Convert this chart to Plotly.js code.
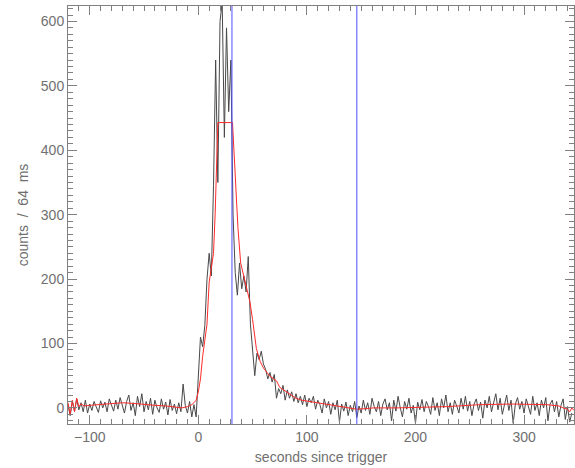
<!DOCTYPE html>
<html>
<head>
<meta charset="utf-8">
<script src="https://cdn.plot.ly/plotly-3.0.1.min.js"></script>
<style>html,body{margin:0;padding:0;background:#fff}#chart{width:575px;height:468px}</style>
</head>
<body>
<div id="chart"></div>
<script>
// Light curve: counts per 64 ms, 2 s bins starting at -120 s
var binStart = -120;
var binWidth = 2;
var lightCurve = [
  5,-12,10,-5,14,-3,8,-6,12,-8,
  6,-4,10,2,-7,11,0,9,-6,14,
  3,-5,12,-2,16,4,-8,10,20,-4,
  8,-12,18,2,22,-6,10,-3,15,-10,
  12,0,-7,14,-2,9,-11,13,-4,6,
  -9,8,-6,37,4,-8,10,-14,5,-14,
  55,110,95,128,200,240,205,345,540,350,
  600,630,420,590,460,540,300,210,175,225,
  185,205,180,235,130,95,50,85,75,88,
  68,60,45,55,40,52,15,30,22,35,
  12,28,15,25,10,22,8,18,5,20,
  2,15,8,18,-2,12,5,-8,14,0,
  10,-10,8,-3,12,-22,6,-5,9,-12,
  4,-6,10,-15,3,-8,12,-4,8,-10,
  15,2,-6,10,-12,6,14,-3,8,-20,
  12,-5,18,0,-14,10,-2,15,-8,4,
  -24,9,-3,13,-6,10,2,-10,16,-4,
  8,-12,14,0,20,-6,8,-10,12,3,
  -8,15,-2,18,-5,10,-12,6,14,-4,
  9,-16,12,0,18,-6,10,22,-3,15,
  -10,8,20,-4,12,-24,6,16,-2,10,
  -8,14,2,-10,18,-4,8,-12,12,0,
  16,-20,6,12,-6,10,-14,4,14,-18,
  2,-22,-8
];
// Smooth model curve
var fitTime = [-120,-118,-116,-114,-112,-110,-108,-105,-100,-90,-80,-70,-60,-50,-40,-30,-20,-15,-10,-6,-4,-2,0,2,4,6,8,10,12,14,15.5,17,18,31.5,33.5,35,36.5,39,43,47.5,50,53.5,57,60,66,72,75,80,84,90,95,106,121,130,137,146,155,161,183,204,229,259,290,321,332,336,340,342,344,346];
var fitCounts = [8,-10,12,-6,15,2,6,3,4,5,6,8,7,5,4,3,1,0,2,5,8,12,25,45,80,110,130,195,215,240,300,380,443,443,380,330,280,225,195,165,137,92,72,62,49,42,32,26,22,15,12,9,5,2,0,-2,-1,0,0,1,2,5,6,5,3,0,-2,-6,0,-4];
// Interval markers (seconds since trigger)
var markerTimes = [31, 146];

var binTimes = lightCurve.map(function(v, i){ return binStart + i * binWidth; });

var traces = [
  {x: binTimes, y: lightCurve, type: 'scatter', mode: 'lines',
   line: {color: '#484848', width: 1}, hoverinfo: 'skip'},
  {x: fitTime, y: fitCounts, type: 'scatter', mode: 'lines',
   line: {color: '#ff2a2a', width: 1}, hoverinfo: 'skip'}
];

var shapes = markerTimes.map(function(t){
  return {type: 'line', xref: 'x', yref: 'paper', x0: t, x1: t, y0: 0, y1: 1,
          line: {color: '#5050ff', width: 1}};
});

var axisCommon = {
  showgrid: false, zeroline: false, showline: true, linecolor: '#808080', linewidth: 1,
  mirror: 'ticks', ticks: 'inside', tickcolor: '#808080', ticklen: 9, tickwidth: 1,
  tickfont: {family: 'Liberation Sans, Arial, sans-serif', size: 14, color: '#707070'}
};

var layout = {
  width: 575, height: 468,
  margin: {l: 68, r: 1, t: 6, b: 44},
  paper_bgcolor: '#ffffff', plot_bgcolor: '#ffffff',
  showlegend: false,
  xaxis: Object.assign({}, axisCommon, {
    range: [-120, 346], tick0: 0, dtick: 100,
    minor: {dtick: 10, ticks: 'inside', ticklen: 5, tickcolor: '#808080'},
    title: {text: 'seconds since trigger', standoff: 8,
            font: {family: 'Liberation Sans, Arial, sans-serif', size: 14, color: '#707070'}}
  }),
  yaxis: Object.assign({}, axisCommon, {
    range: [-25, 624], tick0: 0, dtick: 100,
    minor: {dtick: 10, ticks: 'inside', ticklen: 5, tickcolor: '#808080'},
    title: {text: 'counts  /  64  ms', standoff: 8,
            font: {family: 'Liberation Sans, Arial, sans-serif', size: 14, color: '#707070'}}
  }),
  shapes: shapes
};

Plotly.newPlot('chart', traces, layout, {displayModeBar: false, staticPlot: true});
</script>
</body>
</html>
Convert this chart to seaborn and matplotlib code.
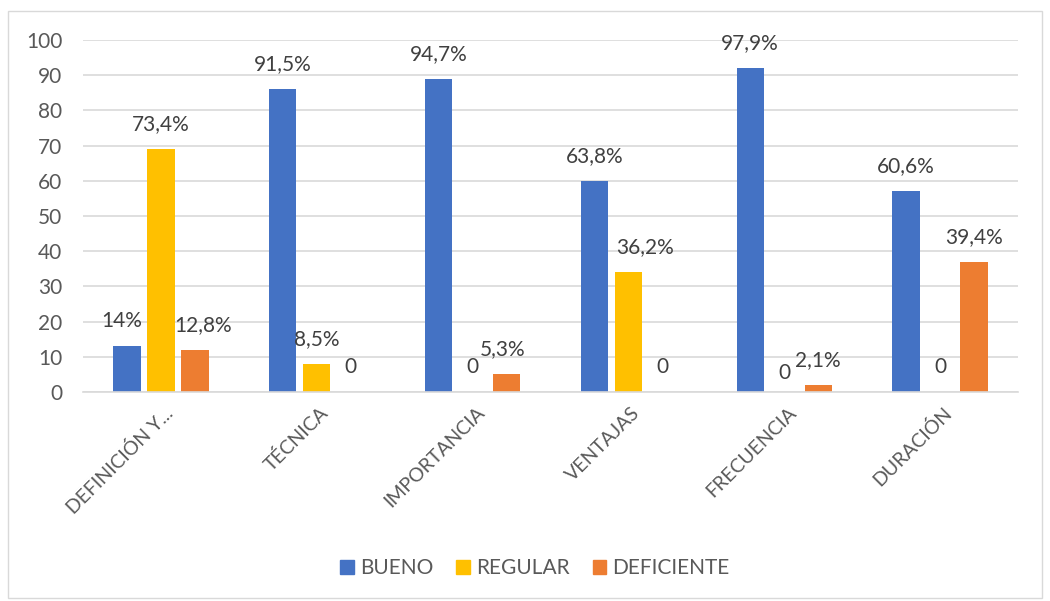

Problem to solve - Keep the pictures out of your copy, and repeat every entry above exactly.

Exercise answer -
Convert this chart to Plotly.js code.
<!DOCTYPE html>
<html>
<head>
<meta charset="utf-8">
<script src="https://cdn.plot.ly/plotly-3.0.1.min.js"></script>
<style>html,body{margin:0;padding:0;background:#fff}#chart{width:575px;height:468px}</style>
</head>
<body>
<div id="chart"></div>
<script>
// Light curve: counts per 64 ms, 2 s bins starting at -120 s
var binStart = -120;
var binWidth = 2;
var lightCurve = [
  5,-12,10,-5,14,-3,8,-6,12,-8,
  6,-4,10,2,-7,11,0,9,-6,14,
  3,-5,12,-2,16,4,-8,10,20,-4,
  8,-12,18,2,22,-6,10,-3,15,-10,
  12,0,-7,14,-2,9,-11,13,-4,6,
  -9,8,-6,37,4,-8,10,-14,5,-14,
  55,110,95,128,200,240,205,345,540,350,
  600,630,420,590,460,540,300,210,175,225,
  185,205,180,235,130,95,50,85,75,88,
  68,60,45,55,40,52,15,30,22,35,
  12,28,15,25,10,22,8,18,5,20,
  2,15,8,18,-2,12,5,-8,14,0,
  10,-10,8,-3,12,-22,6,-5,9,-12,
  4,-6,10,-15,3,-8,12,-4,8,-10,
  15,2,-6,10,-12,6,14,-3,8,-20,
  12,-5,18,0,-14,10,-2,15,-8,4,
  -24,9,-3,13,-6,10,2,-10,16,-4,
  8,-12,14,0,20,-6,8,-10,12,3,
  -8,15,-2,18,-5,10,-12,6,14,-4,
  9,-16,12,0,18,-6,10,22,-3,15,
  -10,8,20,-4,12,-24,6,16,-2,10,
  -8,14,2,-10,18,-4,8,-12,12,0,
  16,-20,6,12,-6,10,-14,4,14,-18,
  2,-22,-8
];
// Smooth model curve
var fitTime = [-120,-118,-116,-114,-112,-110,-108,-105,-100,-90,-80,-70,-60,-50,-40,-30,-20,-15,-10,-6,-4,-2,0,2,4,6,8,10,12,14,15.5,17,18,31.5,33.5,35,36.5,39,43,47.5,50,53.5,57,60,66,72,75,80,84,90,95,106,121,130,137,146,155,161,183,204,229,259,290,321,332,336,340,342,344,346];
var fitCounts = [8,-10,12,-6,15,2,6,3,4,5,6,8,7,5,4,3,1,0,2,5,8,12,25,45,80,110,130,195,215,240,300,380,443,443,380,330,280,225,195,165,137,92,72,62,49,42,32,26,22,15,12,9,5,2,0,-2,-1,0,0,1,2,5,6,5,3,0,-2,-6,0,-4];
// Interval markers (seconds since trigger)
var markerTimes = [31, 146];

var binTimes = lightCurve.map(function(v, i){ return binStart + i * binWidth; });

var traces = [
  {x: binTimes, y: lightCurve, type: 'scatter', mode: 'lines',
   line: {color: '#484848', width: 1}, hoverinfo: 'skip'},
  {x: fitTime, y: fitCounts, type: 'scatter', mode: 'lines',
   line: {color: '#ff2a2a', width: 1}, hoverinfo: 'skip'}
];

var shapes = markerTimes.map(function(t){
  return {type: 'line', xref: 'x', yref: 'paper', x0: t, x1: t, y0: 0, y1: 1,
          line: {color: '#5050ff', width: 1}};
});

var axisCommon = {
  showgrid: false, zeroline: false, showline: true, linecolor: '#808080', linewidth: 1,
  mirror: 'ticks', ticks: 'inside', tickcolor: '#808080', ticklen: 9, tickwidth: 1,
  tickfont: {family: 'Liberation Sans, Arial, sans-serif', size: 14, color: '#707070'}
};

var layout = {
  width: 575, height: 468,
  margin: {l: 68, r: 1, t: 6, b: 44},
  paper_bgcolor: '#ffffff', plot_bgcolor: '#ffffff',
  showlegend: false,
  xaxis: Object.assign({}, axisCommon, {
    range: [-120, 346], tick0: 0, dtick: 100,
    minor: {dtick: 10, ticks: 'inside', ticklen: 5, tickcolor: '#808080'},
    title: {text: 'seconds since trigger', standoff: 8,
            font: {family: 'Liberation Sans, Arial, sans-serif', size: 14, color: '#707070'}}
  }),
  yaxis: Object.assign({}, axisCommon, {
    range: [-25, 624], tick0: 0, dtick: 100,
    minor: {dtick: 10, ticks: 'inside', ticklen: 5, tickcolor: '#808080'},
    title: {text: 'counts  /  64  ms', standoff: 8,
            font: {family: 'Liberation Sans, Arial, sans-serif', size: 14, color: '#707070'}}
  }),
  shapes: shapes
};

Plotly.newPlot('chart', traces, layout, {displayModeBar: false, staticPlot: true});
</script>
</body>
</html>
Convert this chart to seaborn and matplotlib code.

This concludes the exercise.